To support a new feature in an existing system, I was just considering implementing some form of discriminator to an entity table in my database schema.

In wanting to begin by doing the least thing that will work I first of all decided on an integer column and a C# enum at the business entity layer for the sake of readability. This would provide the poor-man's polymorphism that may eventually grow into an actual polymorphism and perhaps towards a Strategy pattern.

I decided to consult the blogosphere as I've never been entirely comfortable with using enums - I wondered, should I skip the enum and go straight for a struct or a class?:

First of all I found an assertion that 'Enums are Evil', but I felt this was an over-generalization which does not directly address my use-case.

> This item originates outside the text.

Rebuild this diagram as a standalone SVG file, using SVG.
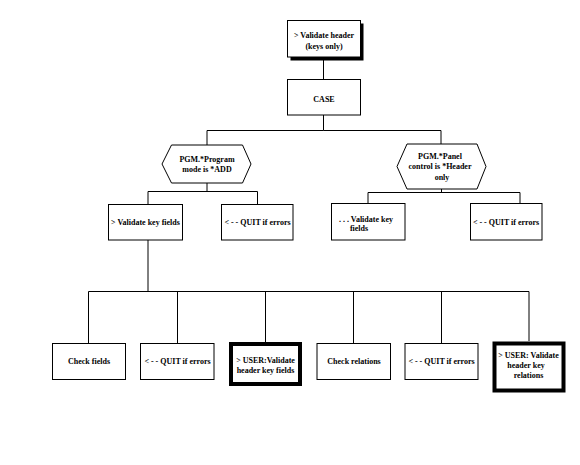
<svg xmlns="http://www.w3.org/2000/svg" width="580" height="465" viewBox="0 0 580 465">
<style>
rect.b{fill:#fff;stroke:#000;stroke-width:1}
rect.t{fill:#fff;stroke:#000;stroke-width:4}
polygon.h{fill:#fff;stroke:#000;stroke-width:1}
text{font-family:"Liberation Serif","Times New Roman",serif;font-size:8px;font-weight:bold;fill:#000;text-anchor:middle}
#connectors path{fill:none;stroke:#000;stroke-width:1}
</style>
<rect width="580" height="465" fill="#fff"/>
<g id="connectors">
<path d="M323.5 57V79"/>
<path d="M323.5 115V130.5H207V145"/>
<path d="M323.5 130.5H441V144"/>
<path d="M207 183V191.5"/>
<path d="M148 204V191.5H257.5V204"/>
<path d="M441.5 189V192.5"/>
<path d="M368 203V192.5H520V203"/>
<path d="M148 240V291.5"/>
<path d="M88.5 343V291.5H529V341"/>
<path d="M177.5 291.5V343"/>
<path d="M265.5 291.5V342"/>
<path d="M353.5 291.5V343"/>
<path d="M441.5 291.5V343"/>
</g>
<g id="n-header">
<rect x="290.5" y="23.5" width="73" height="37" fill="#000"/>
<rect class="b" x="287.5" y="20.5" width="73" height="36.5"/>
<text x="324" y="37.5">&gt; Validate header</text>
<text x="324" y="48.5">(keys only)</text>
</g>
<g id="n-case">
<rect class="b" x="287.5" y="79.5" width="73" height="35.5"/>
<text x="324" y="102">CASE</text>
</g>
<g id="n-cond1">
<polygon class="h" points="162,164 171.5,145 242.5,145 251,164 242.5,183 171.5,183"/>
<text x="207" y="161.5">PGM.*Program</text>
<text x="207" y="172">mode is *ADD</text>
</g>
<g id="n-cond2">
<polygon class="h" points="397,166.5 407,144 477,144 486,166.5 477,189 407,189"/>
<text x="440" y="158.5">PGM.*Panel</text>
<text x="440" y="169">control is *Header</text>
<text x="442" y="179.5">only</text>
</g>
<g id="n-valkey">
<rect class="b" x="108.5" y="204.5" width="74" height="35.5"/>
<text x="145.5" y="225">&gt; Validate key fields</text>
</g>
<g id="n-quit1">
<rect class="b" x="221.5" y="204.5" width="71.5" height="35.5"/>
<text x="257.5" y="225">&lt; - - QUIT if errors</text>
</g>
<g id="n-valkey2">
<rect class="b" x="331.5" y="203.5" width="73.5" height="36.5"/>
<text x="366" y="221.5">. . . Validate key</text>
<text x="359" y="231">fields</text>
</g>
<g id="n-quit2">
<rect class="b" x="470.5" y="203.5" width="71.5" height="36.5"/>
<text x="506" y="225">&lt; - - QUIT if errors</text>
</g>
<g id="n-check">
<rect class="b" x="52.5" y="343.5" width="73" height="36"/>
<text x="89" y="364">Check fields</text>
</g>
<g id="n-quit3">
<rect class="b" x="140.5" y="343.5" width="73.5" height="36"/>
<text x="177.5" y="364">&lt; - - QUIT if errors</text>
</g>
<g id="n-user1">
<rect class="t" x="231" y="344" width="69" height="40"/>
<text x="265.5" y="363">&gt; USER:Validate</text>
<text x="265.5" y="373">header key fields</text>
</g>
<g id="n-checkrel">
<rect class="b" x="317" y="343.5" width="73.5" height="36"/>
<text x="354" y="364">Check relations</text>
</g>
<g id="n-quit4">
<rect class="b" x="405" y="343.5" width="73" height="36"/>
<text x="441.5" y="364">&lt; - - QUIT if errors</text>
</g>
<g id="n-user2">
<rect class="t" x="494.5" y="343.5" width="69" height="47"/>
<text x="528.5" y="358">&gt; USER: Validate</text>
<text x="526" y="368">header key</text>
<text x="528.5" y="378">relations</text>
</g>
</svg>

If I do go for an enum then there's a good discussion of how I can extend my mileage by adding extra metadata to my enum.

Next, I came across Jimmy Bogard's discussions of Enumeration Classes and further discussed in 'Strategies and discriminators in NHibernate'

Should I skip the enums and go straight for Enumeration Classes? Or does anyone have any other suggestions for how to add a simple entity discriminator to my domain model.

Update:

I'd also add that both NHibernate and LINQ to SQL (and probably all other ORM-related data-access methods) make the use of enums very enticing as they let you map a discriminator column transparently in the mapping.

Would it be as easy to map an Enumeration Class?

Related questions:


Disclaimer:

Despite my careless use of the term entity (with a lower case 'e') I don't claim to be discussing DDD here...

+1  A: 

Those Enumeration Classes look neat, I've often looked jealously at Java's enums.

I think the usual rules apply: do the Simplest Thing That Could Possibly Work. If you find yourself with more than one switch on the enum, then that's a smell, and time to consider the pattern you've found.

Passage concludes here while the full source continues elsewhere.